During a traditional machining process, a tool is forced into a surface of the machined work-piece separating a chip from the parent material due to shear deformation along a primary shear zone (Ref 28). Generation of this zone involves severe strains localized in a narrow region, which may cause shear failure. In addition to the primary shear zone, friction between the formed chip and the tool’s rake face can result in a secondary shear zone (Ref 28, 29). The schematic of primary and secondary shear zone with respect to the cutting force is illustrated in Fig. 1(a).
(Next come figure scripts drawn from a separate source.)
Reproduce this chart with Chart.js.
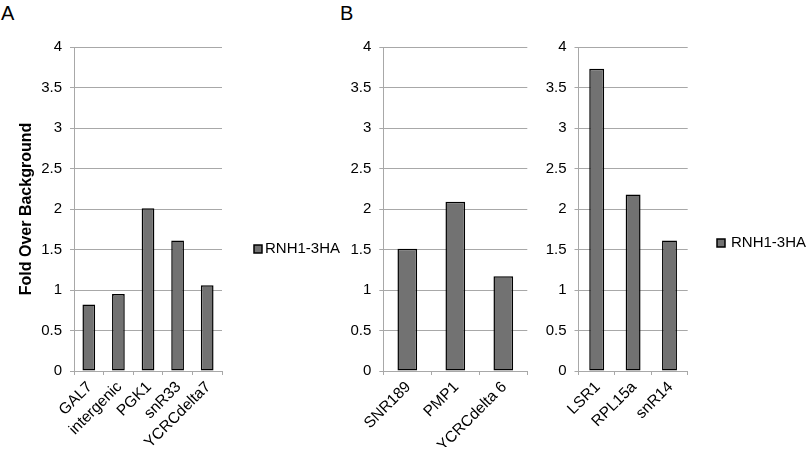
<!DOCTYPE html>
<html><head><meta charset="utf-8">
<script src="https://cdn.jsdelivr.net/npm/chart.js@4.4.1/dist/chart.umd.min.js"></script>
<style>
html,body{margin:0;padding:0;background:#fff;width:807px;height:455px;overflow:hidden;position:relative;font-family:"Liberation Sans",Arial,Helvetica,sans-serif}
.panel{position:absolute;top:0;height:455px}
.lbl{position:absolute;font-size:20px;line-height:20px;color:#000}
</style></head><body>
<div class="lbl" style="left:1px;top:3px">A</div>
<div class="lbl" style="left:340px;top:3px">B</div>
<div class="panel" style="left:0px;width:340px"><canvas id="cA"></canvas></div>
<div class="panel" style="left:340px;width:197px"><canvas id="cB1"></canvas></div>
<div class="panel" style="left:540px;width:266px"><canvas id="cB2"></canvas></div>
<script>
const seriesName = 'RNH1-3HA';
const yAxisTitle = 'Fold Over Background';
const categoriesA = ['GAL7', 'intergenic', 'PGK1', 'snR33', 'YCRCdelta7'];
const valuesA = [0.82, 0.95, 2.01, 1.61, 1.06];
const categoriesB1 = ['SNR189', 'PMP1', 'YCRCdelta 6'];
const valuesB1 = [1.51, 2.09, 1.17];
const categoriesB2 = ['LSR1', 'RPL15a', 'snR14'];
const valuesB2 = [3.73, 2.18, 1.61];
const yMin = 0, yMax = 4, yStep = 0.5;

const FONT = '"Liberation Sans", Arial, Helvetica, sans-serif';
const GRID = '#a8a8a8';

function makeChart(id, labels, values, c) {
  new Chart(document.getElementById(id), {
    type: 'bar',
    data: {
      labels: labels,
      datasets: [{
        label: seriesName,
        data: values,
        backgroundColor: '#727272',
        borderColor: '#000',
        borderWidth: 1.5,
        borderSkipped: false,
        barPercentage: c.barPct,
        categoryPercentage: 1.0
      }]
    },
    options: {
      responsive: true,
      maintainAspectRatio: false,
      animation: false,
      layout: { padding: { top: c.padTop, bottom: c.padBottom, left: 0, right: c.padRight } },
      plugins: {
        tooltip: { enabled: false },
        legend: {
          display: c.legend,
          position: 'right',
          align: 'center',
          maxWidth: c.legendMaxWidth,
          labels: {
            boxWidth: 8, boxHeight: 8, padding: c.legendPad,
            color: '#000', textAlign: 'right',
            font: { family: FONT, size: 15 }
          }
        }
      },
      scales: {
        x: {
          afterFit: s => { s.height = c.xHeight; },
          grid: { display: true, drawOnChartArea: false, drawTicks: true, tickLength: 4, color: GRID, offset: true },
          border: { display: true, color: GRID, width: 1 },
          ticks: { color: '#000', font: { family: FONT, size: 15.5 }, maxRotation: 45, minRotation: 45, autoSkip: false, padding: 3, labelOffset: 1 }
        },
        y: {
          min: yMin, max: yMax,
          afterFit: s => { s.width = c.yWidth; },
          grid: { color: GRID, lineWidth: 1, drawTicks: true, tickLength: 4 },
          border: { display: true, color: GRID, width: 1 },
          ticks: { stepSize: yStep, color: '#000', font: { family: FONT, size: 15 }, padding: 8, callback: v => String(v) },
          title: {
            display: c.title,
            text: yAxisTitle,
            color: '#000',
            font: { family: FONT, size: 16, weight: 'bold' },
            padding: { top: 17, bottom: 0 }
          }
        }
      }
    }
  });
}

makeChart('cA', categoriesA, valuesA, {
  yWidth: 74, xHeight: 80, padTop: 47, padBottom: 4, padRight: 0,
  legend: true, legendPad: 32, legendMaxWidth: 118, title: true, barPct: 0.43
});
makeChart('cB1', categoriesB1, valuesB1, {
  yWidth: 43.3, xHeight: 76, padTop: 47, padBottom: 8, padRight: 9.7,
  legend: false, legendPad: 10, legendMaxWidth: 100, title: false, barPct: 0.41
});
makeChart('cB2', categoriesB2, valuesB2, {
  yWidth: 38.5, xHeight: 68, padTop: 47, padBottom: 16, padRight: 0,
  legend: true, legendPad: 29.3, legendMaxWidth: 118.3, title: false, barPct: 0.41
});
</script>
</body></html>
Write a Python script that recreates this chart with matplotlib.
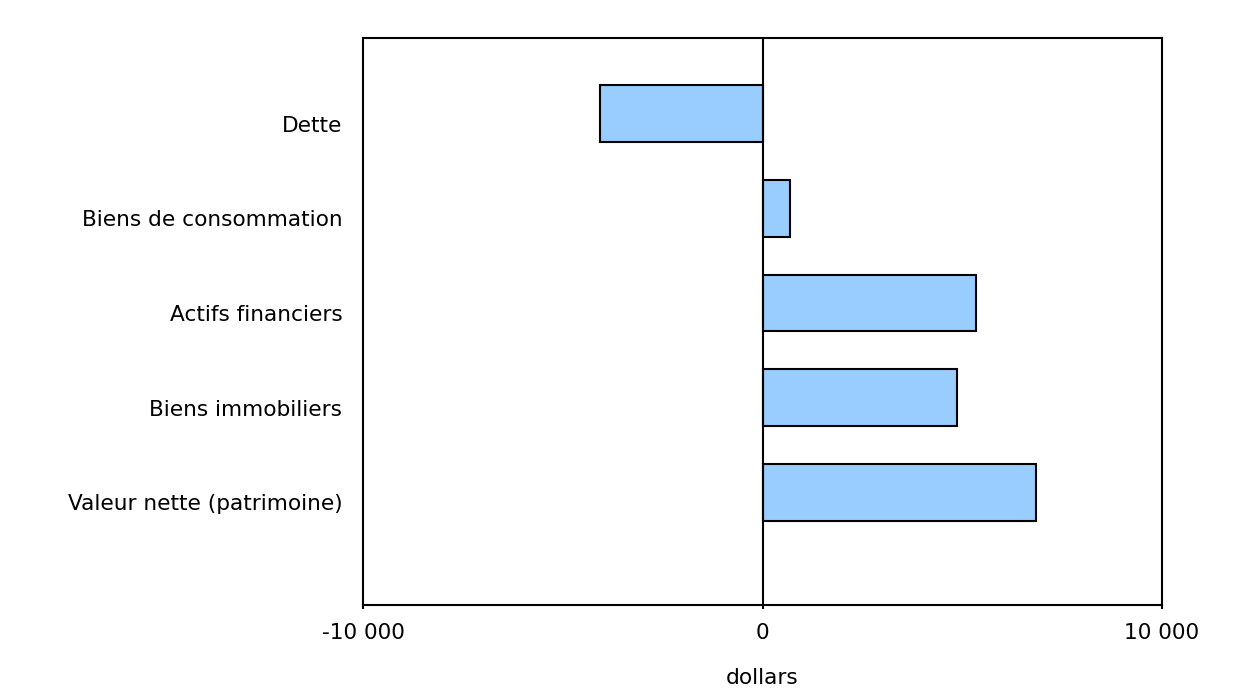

In order to examine the shear strain introduced in the primary shear zone, the chips are modeled as parallel plates (Fig. 1b). The strain level is derived using the shear strain triangle shown in Fig. 1(c) (Ref 28):

Fig. 1
figure 1

(a) Schematic of formation of primary and secondary shear zone: R is the resultant force, F X is the main cutting force, and F Y is the feed force (after Ref 13), (b) the parallel plate model of chips, and (c) shear strain triangle (Ref 28)

Full size image
$$\upgamma \, = \,\frac{\text{AC}}{\text{BD}}\, = \,\frac{{{\text{AD}}\,{ + }\,{\text{DC}}}}{\text{BD}}\,{ = }\,\frac{\text{AD}}{\text{BD}}\,{ + }\,\frac{\text{DC}}{\text{BD}}\, = \,\cot \upvarphi \, + \,\tan \left( {\upvarphi - \upalpha } \right),$$
(1)

where γ represents the shear strain, α represents the tool rake angle (14° in this study) (Ref 9, 10), and ϕ represents the shear plane angle, which is given by

$$\tan \upphi = \frac{{\frac{{t_{ 0} }}{{t_{\text{c}} }}\cos \upalpha }}{{1 - \frac{{t_{ 0} }}{{t_{\text{c}} }}\sin \upalpha }},$$
(2)

where t 0 represents the depth of cut, and t c represents the chip thickness after machining.

As a result of generation of highly localized strains, the microstructures at the shear zones are distinct from those of the parent material. This study aims to reveal the character of microstructures in the primary and secondary shear zones employing machining chips of Ti-15V-3Cr-3Al-3Sn produced with conventional turning and UAT.

Materials and Methods

Machining chips were obtained with conventional and UAT; both machining operations were performed without coolant or lubricant to avoid contamination. The turning was carried out with a cutting speed of 10 m/min, a feed rate of 0.1 mm/rev with a cutting depth of 100 μm. Turning was performed for 500 s for each experiment run. Machining tools were made of cemented carbide coated with titanium-aluminum-nitride layer and with a nose radius of 0.8 mm. The cutting tool was normal to the work-piece axis, and the effective rake angle was ~14°. In order to circumvent the influence caused by the wear of machining tool, a new tool was used for each experimental run. For the UAT process, the vibration of the machining tool was monitored by a noncontacted Polytec laser vibrometer (Model: OFV-3001). The imposed vibration was imposed in a tangential direction and its frequency was ~20 kHz. A detailed experimental setup of UAT was described elsewhere (Ref 9, 10).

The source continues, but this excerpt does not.